# Set exercise
The data below should be restated word for word, with every picture omitted.

# Information provided
....

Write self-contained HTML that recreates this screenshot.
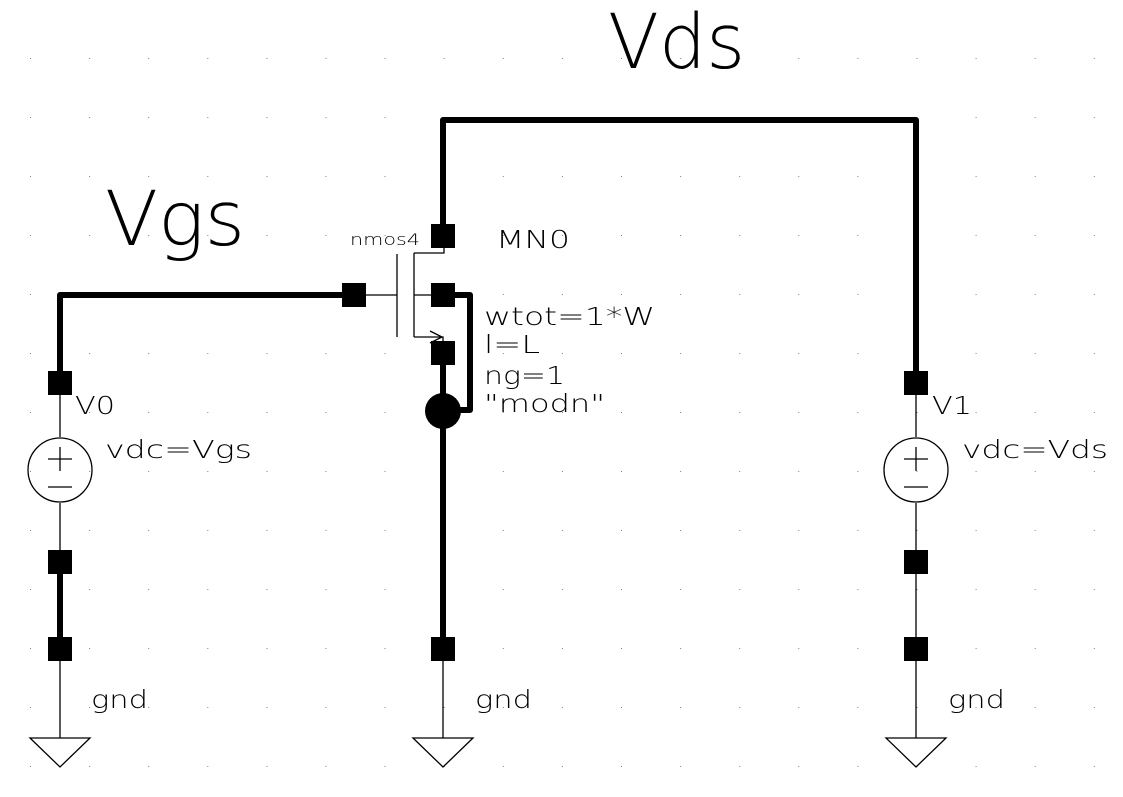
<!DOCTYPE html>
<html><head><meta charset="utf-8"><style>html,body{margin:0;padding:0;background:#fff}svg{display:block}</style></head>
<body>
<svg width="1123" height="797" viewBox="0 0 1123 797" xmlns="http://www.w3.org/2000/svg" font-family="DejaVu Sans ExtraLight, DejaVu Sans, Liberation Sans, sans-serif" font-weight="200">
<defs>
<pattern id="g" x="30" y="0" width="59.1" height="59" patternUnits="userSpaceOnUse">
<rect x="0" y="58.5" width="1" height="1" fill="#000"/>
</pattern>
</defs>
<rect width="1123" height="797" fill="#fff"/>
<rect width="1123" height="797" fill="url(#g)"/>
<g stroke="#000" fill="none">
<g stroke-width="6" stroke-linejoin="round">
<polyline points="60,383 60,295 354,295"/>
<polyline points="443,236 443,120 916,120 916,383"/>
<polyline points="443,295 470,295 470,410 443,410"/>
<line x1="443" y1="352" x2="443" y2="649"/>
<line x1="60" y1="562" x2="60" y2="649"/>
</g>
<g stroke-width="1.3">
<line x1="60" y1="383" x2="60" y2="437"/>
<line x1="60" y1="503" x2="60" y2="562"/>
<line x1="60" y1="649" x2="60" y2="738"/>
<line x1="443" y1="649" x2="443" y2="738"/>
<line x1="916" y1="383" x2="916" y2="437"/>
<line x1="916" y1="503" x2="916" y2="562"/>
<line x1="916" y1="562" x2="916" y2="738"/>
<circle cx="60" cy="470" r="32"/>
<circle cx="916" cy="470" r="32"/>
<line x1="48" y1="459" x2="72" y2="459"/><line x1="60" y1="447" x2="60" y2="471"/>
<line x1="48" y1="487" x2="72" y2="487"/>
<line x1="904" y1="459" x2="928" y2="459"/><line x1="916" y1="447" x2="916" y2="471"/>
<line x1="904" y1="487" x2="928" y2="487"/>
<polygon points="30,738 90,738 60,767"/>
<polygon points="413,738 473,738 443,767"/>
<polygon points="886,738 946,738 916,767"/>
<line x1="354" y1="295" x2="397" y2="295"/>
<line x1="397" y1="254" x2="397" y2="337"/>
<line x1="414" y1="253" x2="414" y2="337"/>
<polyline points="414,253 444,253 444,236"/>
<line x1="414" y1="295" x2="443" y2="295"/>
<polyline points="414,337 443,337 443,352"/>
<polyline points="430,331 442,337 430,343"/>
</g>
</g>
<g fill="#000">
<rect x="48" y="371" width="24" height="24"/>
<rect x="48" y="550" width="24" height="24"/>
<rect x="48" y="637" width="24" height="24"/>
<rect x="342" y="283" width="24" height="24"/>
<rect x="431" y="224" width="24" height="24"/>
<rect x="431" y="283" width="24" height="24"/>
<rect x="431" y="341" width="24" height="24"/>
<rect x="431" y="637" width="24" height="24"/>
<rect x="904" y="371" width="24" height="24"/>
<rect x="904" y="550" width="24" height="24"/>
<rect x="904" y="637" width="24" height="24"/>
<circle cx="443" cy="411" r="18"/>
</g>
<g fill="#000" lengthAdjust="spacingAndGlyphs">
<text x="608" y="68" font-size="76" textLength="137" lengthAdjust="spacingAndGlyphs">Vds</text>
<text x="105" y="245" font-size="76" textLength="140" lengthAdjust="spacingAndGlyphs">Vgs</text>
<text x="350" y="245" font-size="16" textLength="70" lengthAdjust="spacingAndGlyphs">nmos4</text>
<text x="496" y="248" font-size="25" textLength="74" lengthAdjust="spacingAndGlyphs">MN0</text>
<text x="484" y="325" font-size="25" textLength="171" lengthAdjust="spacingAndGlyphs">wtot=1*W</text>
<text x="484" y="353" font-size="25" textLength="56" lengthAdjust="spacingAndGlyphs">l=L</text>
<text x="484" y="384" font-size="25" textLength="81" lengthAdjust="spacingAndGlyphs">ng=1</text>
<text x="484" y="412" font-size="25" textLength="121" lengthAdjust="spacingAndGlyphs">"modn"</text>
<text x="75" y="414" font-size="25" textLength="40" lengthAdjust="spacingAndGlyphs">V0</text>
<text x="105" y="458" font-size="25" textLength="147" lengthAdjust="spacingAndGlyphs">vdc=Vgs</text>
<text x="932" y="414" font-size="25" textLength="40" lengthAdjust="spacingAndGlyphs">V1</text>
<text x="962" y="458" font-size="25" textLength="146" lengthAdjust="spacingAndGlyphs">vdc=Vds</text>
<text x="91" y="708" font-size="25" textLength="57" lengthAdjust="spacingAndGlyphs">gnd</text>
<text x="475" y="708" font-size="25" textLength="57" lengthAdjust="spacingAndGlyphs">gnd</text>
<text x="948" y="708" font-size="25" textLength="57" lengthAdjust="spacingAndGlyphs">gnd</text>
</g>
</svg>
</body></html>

....

# Completed task
Write self-contained HTML that recreates this screenshot.
<!DOCTYPE html>
<html><head><meta charset="utf-8"><style>html,body{margin:0;padding:0;background:#fff}svg{display:block}</style></head>
<body>
<svg width="1123" height="797" viewBox="0 0 1123 797" xmlns="http://www.w3.org/2000/svg" font-family="DejaVu Sans ExtraLight, DejaVu Sans, Liberation Sans, sans-serif" font-weight="200">
<defs>
<pattern id="g" x="30" y="0" width="59.1" height="59" patternUnits="userSpaceOnUse">
<rect x="0" y="58.5" width="1" height="1" fill="#000"/>
</pattern>
</defs>
<rect width="1123" height="797" fill="#fff"/>
<rect width="1123" height="797" fill="url(#g)"/>
<g stroke="#000" fill="none">
<g stroke-width="6" stroke-linejoin="round">
<polyline points="60,383 60,295 354,295"/>
<polyline points="443,236 443,120 916,120 916,383"/>
<polyline points="443,295 470,295 470,410 443,410"/>
<line x1="443" y1="352" x2="443" y2="649"/>
<line x1="60" y1="562" x2="60" y2="649"/>
</g>
<g stroke-width="1.3">
<line x1="60" y1="383" x2="60" y2="437"/>
<line x1="60" y1="503" x2="60" y2="562"/>
<line x1="60" y1="649" x2="60" y2="738"/>
<line x1="443" y1="649" x2="443" y2="738"/>
<line x1="916" y1="383" x2="916" y2="437"/>
<line x1="916" y1="503" x2="916" y2="562"/>
<line x1="916" y1="562" x2="916" y2="738"/>
<circle cx="60" cy="470" r="32"/>
<circle cx="916" cy="470" r="32"/>
<line x1="48" y1="459" x2="72" y2="459"/><line x1="60" y1="447" x2="60" y2="471"/>
<line x1="48" y1="487" x2="72" y2="487"/>
<line x1="904" y1="459" x2="928" y2="459"/><line x1="916" y1="447" x2="916" y2="471"/>
<line x1="904" y1="487" x2="928" y2="487"/>
<polygon points="30,738 90,738 60,767"/>
<polygon points="413,738 473,738 443,767"/>
<polygon points="886,738 946,738 916,767"/>
<line x1="354" y1="295" x2="397" y2="295"/>
<line x1="397" y1="254" x2="397" y2="337"/>
<line x1="414" y1="253" x2="414" y2="337"/>
<polyline points="414,253 444,253 444,236"/>
<line x1="414" y1="295" x2="443" y2="295"/>
<polyline points="414,337 443,337 443,352"/>
<polyline points="430,331 442,337 430,343"/>
</g>
</g>
<g fill="#000">
<rect x="48" y="371" width="24" height="24"/>
<rect x="48" y="550" width="24" height="24"/>
<rect x="48" y="637" width="24" height="24"/>
<rect x="342" y="283" width="24" height="24"/>
<rect x="431" y="224" width="24" height="24"/>
<rect x="431" y="283" width="24" height="24"/>
<rect x="431" y="341" width="24" height="24"/>
<rect x="431" y="637" width="24" height="24"/>
<rect x="904" y="371" width="24" height="24"/>
<rect x="904" y="550" width="24" height="24"/>
<rect x="904" y="637" width="24" height="24"/>
<circle cx="443" cy="411" r="18"/>
</g>
<g fill="#000" lengthAdjust="spacingAndGlyphs">
<text x="608" y="68" font-size="76" textLength="137" lengthAdjust="spacingAndGlyphs">Vds</text>
<text x="105" y="245" font-size="76" textLength="140" lengthAdjust="spacingAndGlyphs">Vgs</text>
<text x="350" y="245" font-size="16" textLength="70" lengthAdjust="spacingAndGlyphs">nmos4</text>
<text x="496" y="248" font-size="25" textLength="74" lengthAdjust="spacingAndGlyphs">MN0</text>
<text x="484" y="325" font-size="25" textLength="171" lengthAdjust="spacingAndGlyphs">wtot=1*W</text>
<text x="484" y="353" font-size="25" textLength="56" lengthAdjust="spacingAndGlyphs">l=L</text>
<text x="484" y="384" font-size="25" textLength="81" lengthAdjust="spacingAndGlyphs">ng=1</text>
<text x="484" y="412" font-size="25" textLength="121" lengthAdjust="spacingAndGlyphs">"modn"</text>
<text x="75" y="414" font-size="25" textLength="40" lengthAdjust="spacingAndGlyphs">V0</text>
<text x="105" y="458" font-size="25" textLength="147" lengthAdjust="spacingAndGlyphs">vdc=Vgs</text>
<text x="932" y="414" font-size="25" textLength="40" lengthAdjust="spacingAndGlyphs">V1</text>
<text x="962" y="458" font-size="25" textLength="146" lengthAdjust="spacingAndGlyphs">vdc=Vds</text>
<text x="91" y="708" font-size="25" textLength="57" lengthAdjust="spacingAndGlyphs">gnd</text>
<text x="475" y="708" font-size="25" textLength="57" lengthAdjust="spacingAndGlyphs">gnd</text>
<text x="948" y="708" font-size="25" textLength="57" lengthAdjust="spacingAndGlyphs">gnd</text>
</g>
</svg>
</body></html>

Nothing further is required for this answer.